T.B.: The fact that we support women is a big win. And we have the conversation with women and men. I think that’s a really important differentiator. Because if we’re women talking about women’s issues to women, we all agree. So we need men to be part of this problem-solving. The business plan was to build a global lifestyle brand so I could start a foundation — I was laughed at.
WWD: I remember you saying that years ago.
T.B.: I was really laughed at. I called an investor, one of the people who laughed at me, last Christmas. And I said, “I just came from this event” – I think Fortune or Forbes, I don’t remember which one — “and the message was, ‘doing good is good for business.’” He said, “What do you want?” I said, “A check for the foundation, naturally.”
WWD: Did he give it to you?
T.B.: He said, “A onetime check.” I said, “Yes, thank you, I’ll call you next year.” But he was very generous.
WWD: What are your biggest challenges right now?
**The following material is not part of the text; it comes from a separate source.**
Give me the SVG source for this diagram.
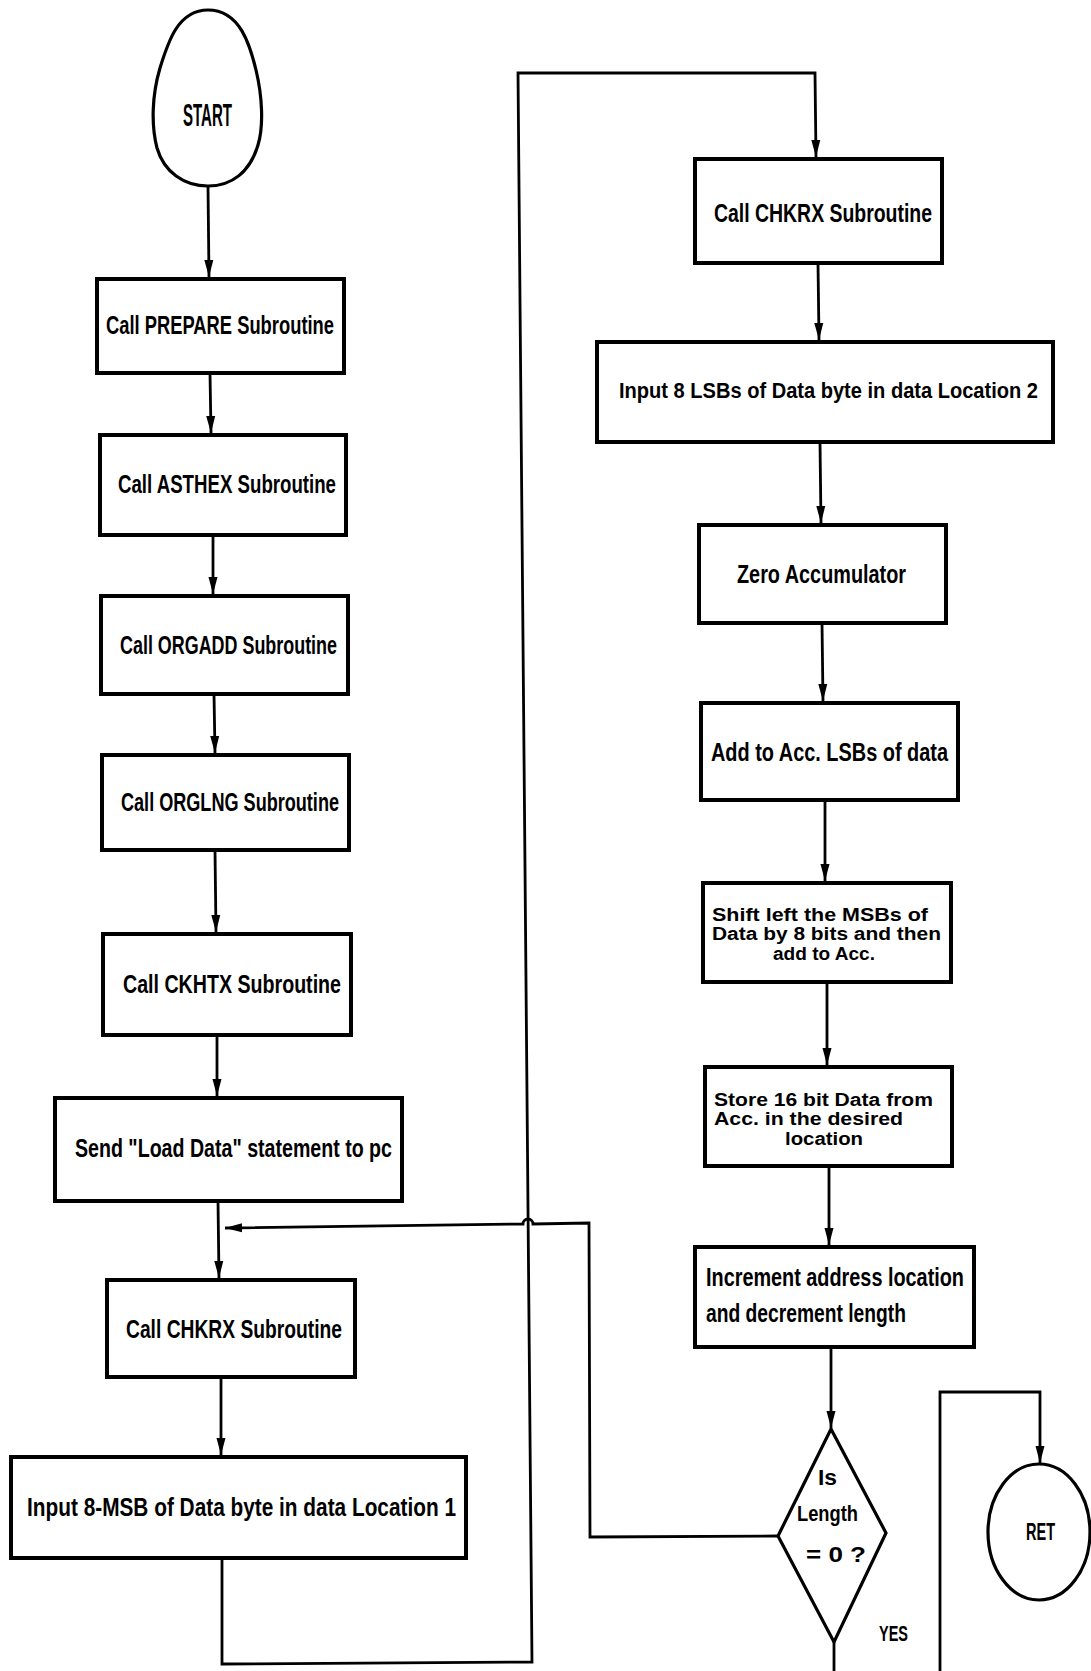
<svg xmlns="http://www.w3.org/2000/svg" width="1091" height="1671" viewBox="0 0 1091 1671" xml:space="preserve">
<style>
.box{fill:#fff;stroke:#000;stroke-width:4}
.term{fill:#fff;stroke:#000;stroke-width:3.2}
.con{fill:none;stroke:#000;stroke-width:2.8}
.t{font-family:"Liberation Sans","DejaVu Sans",sans-serif;font-weight:bold;font-size:25px;fill:#000}
.s{font-size:22px}
.m{font-size:17.5px}
</style>
<defs>
<marker id="ah" markerUnits="userSpaceOnUse" markerWidth="17" markerHeight="10" viewBox="0 0 17 10" refX="17" refY="5" orient="auto"><path d="M0,0.5 L17,5 L0,9.5 z" fill="#000"/></marker>
</defs>
<rect width="1091" height="1671" fill="#fff"/>
<g id="connectors">
<path class="con" d="M208,186 L209,277" marker-end="url(#ah)"/>
<path class="con" d="M210,373 L211,433" marker-end="url(#ah)"/>
<path class="con" d="M213,535 L213,594" marker-end="url(#ah)"/>
<path class="con" d="M214,694 L215,753" marker-end="url(#ah)"/>
<path class="con" d="M215,850 L216,932" marker-end="url(#ah)"/>
<path class="con" d="M217,1035 L217,1096" marker-end="url(#ah)"/>
<path class="con" d="M218,1201 L219,1278" marker-end="url(#ah)"/>
<path class="con" d="M221,1377 L221,1455" marker-end="url(#ah)"/>
<path class="con" d="M222,1558 L222,1664 L532,1662 L518,73 L815,73 L816,157" marker-end="url(#ah)"/>
<path class="con" d="M818,263 L819,340" marker-end="url(#ah)"/>
<path class="con" d="M820,442 L821,523" marker-end="url(#ah)"/>
<path class="con" d="M822,623 L823,701" marker-end="url(#ah)"/>
<path class="con" d="M825,800 L825,881" marker-end="url(#ah)"/>
<path class="con" d="M827,982 L827,1065" marker-end="url(#ah)"/>
<path class="con" d="M829,1166 L829,1245" marker-end="url(#ah)"/>
<path class="con" d="M831,1347 L831,1428" marker-end="url(#ah)"/>
<path class="con" d="M834,1642 L834,1671"/>
<path class="con" d="M778,1536 L590,1537 L589,1223 L533,1224 A5,5 0 0 0 523,1224 L225,1228" marker-end="url(#ah)"/>
<path class="con" d="M940,1671 L940,1392 L1040,1392 L1040,1463" marker-end="url(#ah)"/>
</g>
<g id="start">
<path class="term" d="M208,10 C240,10 250,45 256,70 C262,95 264,125 258,145 C250,172 232,186 208,186 C184,186 164,172 157,148 C151,125 152,95 160,68 C168,42 178,10 208,10 Z"/>
<text class="t" x="183" y="126" style="font-size:31px" textLength="49" lengthAdjust="spacingAndGlyphs">START</text>
</g>
<g id="prepare">
<rect class="box" x="97" y="279" width="247" height="94"/>
<text class="t" x="106" y="334" textLength="228" lengthAdjust="spacingAndGlyphs">Call PREPARE Subroutine</text>
</g>
<g id="asthex">
<rect class="box" x="100" y="435" width="246" height="100"/>
<text class="t" x="118" y="493" textLength="218" lengthAdjust="spacingAndGlyphs">Call ASTHEX Subroutine</text>
</g>
<g id="orgadd">
<rect class="box" x="101" y="596" width="247" height="98"/>
<text class="t" x="120" y="654" textLength="217" lengthAdjust="spacingAndGlyphs">Call ORGADD Subroutine</text>
</g>
<g id="orglng">
<rect class="box" x="102" y="755" width="247" height="95"/>
<text class="t" x="121" y="811" textLength="218" lengthAdjust="spacingAndGlyphs">Call ORGLNG Subroutine</text>
</g>
<g id="ckhtx">
<rect class="box" x="103" y="934" width="248" height="101"/>
<text class="t" x="123" y="993" textLength="218" lengthAdjust="spacingAndGlyphs">Call CKHTX  Subroutine</text>
</g>
<g id="senddata">
<rect class="box" x="55" y="1098" width="347" height="103"/>
<text class="t" x="75" y="1157" textLength="317" lengthAdjust="spacingAndGlyphs">Send "Load Data" statement to pc</text>
</g>
<g id="chkrx1">
<rect class="box" x="107" y="1280" width="248" height="97"/>
<text class="t" x="126" y="1338" textLength="216" lengthAdjust="spacingAndGlyphs">Call CHKRX  Subroutine</text>
</g>
<g id="inputmsb">
<rect class="box" x="11" y="1457" width="455" height="101"/>
<text class="t" x="27" y="1516" textLength="429" lengthAdjust="spacingAndGlyphs">Input 8-MSB of Data byte in data Location 1</text>
</g>
<g id="chkrx2">
<rect class="box" x="695" y="159" width="247" height="104"/>
<text class="t" x="714" y="222" textLength="218" lengthAdjust="spacingAndGlyphs">Call CHKRX  Subroutine</text>
</g>
<g id="inputlsb">
<rect class="box" x="597" y="342" width="456" height="100"/>
<text class="t" x="619" y="398" style="font-size:22px" textLength="419" lengthAdjust="spacingAndGlyphs">Input 8 LSBs of Data byte in data Location 2</text>
</g>
<g id="zeroacc">
<rect class="box" x="699" y="525" width="247" height="98"/>
<text class="t" x="737" y="583" textLength="169" lengthAdjust="spacingAndGlyphs">Zero  Accumulator</text>
</g>
<g id="addacc">
<rect class="box" x="701" y="703" width="257" height="97"/>
<text class="t" x="711" y="761" textLength="237" lengthAdjust="spacingAndGlyphs">Add to Acc. LSBs of data</text>
</g>
<g id="shiftleft">
<rect class="box" x="703" y="883" width="248" height="99"/>
<text class="t m" x="712" y="921" textLength="216" lengthAdjust="spacingAndGlyphs">Shift left the MSBs of</text>
<text class="t m" x="712" y="940" textLength="229" lengthAdjust="spacingAndGlyphs">Data by 8 bits and then</text>
<text class="t m" x="773" y="960" textLength="102" lengthAdjust="spacingAndGlyphs">add to Acc.</text>
</g>
<g id="store">
<rect class="box" x="705" y="1067" width="247" height="99"/>
<text class="t m" x="714" y="1106" textLength="219" lengthAdjust="spacingAndGlyphs">Store 16 bit Data from</text>
<text class="t m" x="714" y="1125" textLength="189" lengthAdjust="spacingAndGlyphs">Acc. in the desired</text>
<text class="t m" x="785" y="1145" textLength="78" lengthAdjust="spacingAndGlyphs">location</text>
</g>
<g id="increment">
<rect class="box" x="695" y="1247" width="279" height="100"/>
<text class="t" x="706" y="1286" textLength="258" lengthAdjust="spacingAndGlyphs">Increment address location</text>
<text class="t" x="706" y="1322" textLength="200" lengthAdjust="spacingAndGlyphs">and decrement length</text>
</g>
<g id="decision">
<path class="term" d="M831,1429 L886,1533 L834,1642 L778,1536 Z"/>
<text class="t s" x="818" y="1485" textLength="19" lengthAdjust="spacingAndGlyphs">Is</text>
<text class="t s" x="797" y="1521" textLength="61" lengthAdjust="spacingAndGlyphs">Length</text>
<text class="t s" x="806" y="1562" textLength="60" lengthAdjust="spacingAndGlyphs">= 0  ?</text>
<text class="t s" x="879" y="1641" textLength="29" lengthAdjust="spacingAndGlyphs">YES</text>
</g>
<g id="ret">
<ellipse class="term" cx="1039" cy="1532" rx="51" ry="68"/>
<text class="t" x="1026" y="1540" style="font-size:24px" textLength="29" lengthAdjust="spacingAndGlyphs">RET</text>
</g>
</svg>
T.B.: We have so many. I don’t want to downplay how transformative Pierre-Yves coming on board has been for me personally but also for the business and the culture.
WWD: Tell me how.
T.B.: We are so fundamentally aligned in the way we see business. We are both super-fascinated with innovation and technology and the future and taking the company to the next level. To have a thought partner like that is transformative for me. I’ve never had that. And someone I trust.
WWD: What are the challenges?
T.B.: It’s hard to pick the challenge. If you have a company, you have a challenge a minute. I would say the last five years have been an exercise in rethinking the business and setting the company up for the next phase, pulling back in many ways, consolidating warehouses and implementing SAP in systems. But most importantly, working on product. And investing in CRM and data. We didn’t have the best data, and that’s essential as we go forward. I have always been obsessed with technology, so we need to understand what technology means for fashion. From an experience standpoint and stores, from our e-commerce site, which is 20 percent of our business.
WWD: Your own e-commerce is 20 percent?
T.B.: Our own e-commerce. We launched in tandem with the first store, 15 years ago. I was told no one would buy online. It was a good call, I would say. Many people didn’t believe in it, and it was an expense.
WWD: You said working on product. Is that the paring down and elevating the product?
T.B.: Yes. I was always proud of our product, but it has definitely evolved. I’ve surrounded myself with incredible people who cannot be yessing me in any way; they have opinions and have a lot to offer.
WWD: You like opinions.
T.B.: I love opinions. We hire great people and we want to give them autonomy and build them up. We want them to feel like they are appreciated and supported and are able to do their best work.
WWD: But it’s your name on the door, your vision.
T.B.: I’ve evolved. I think I’ve learned to be a designer over the years.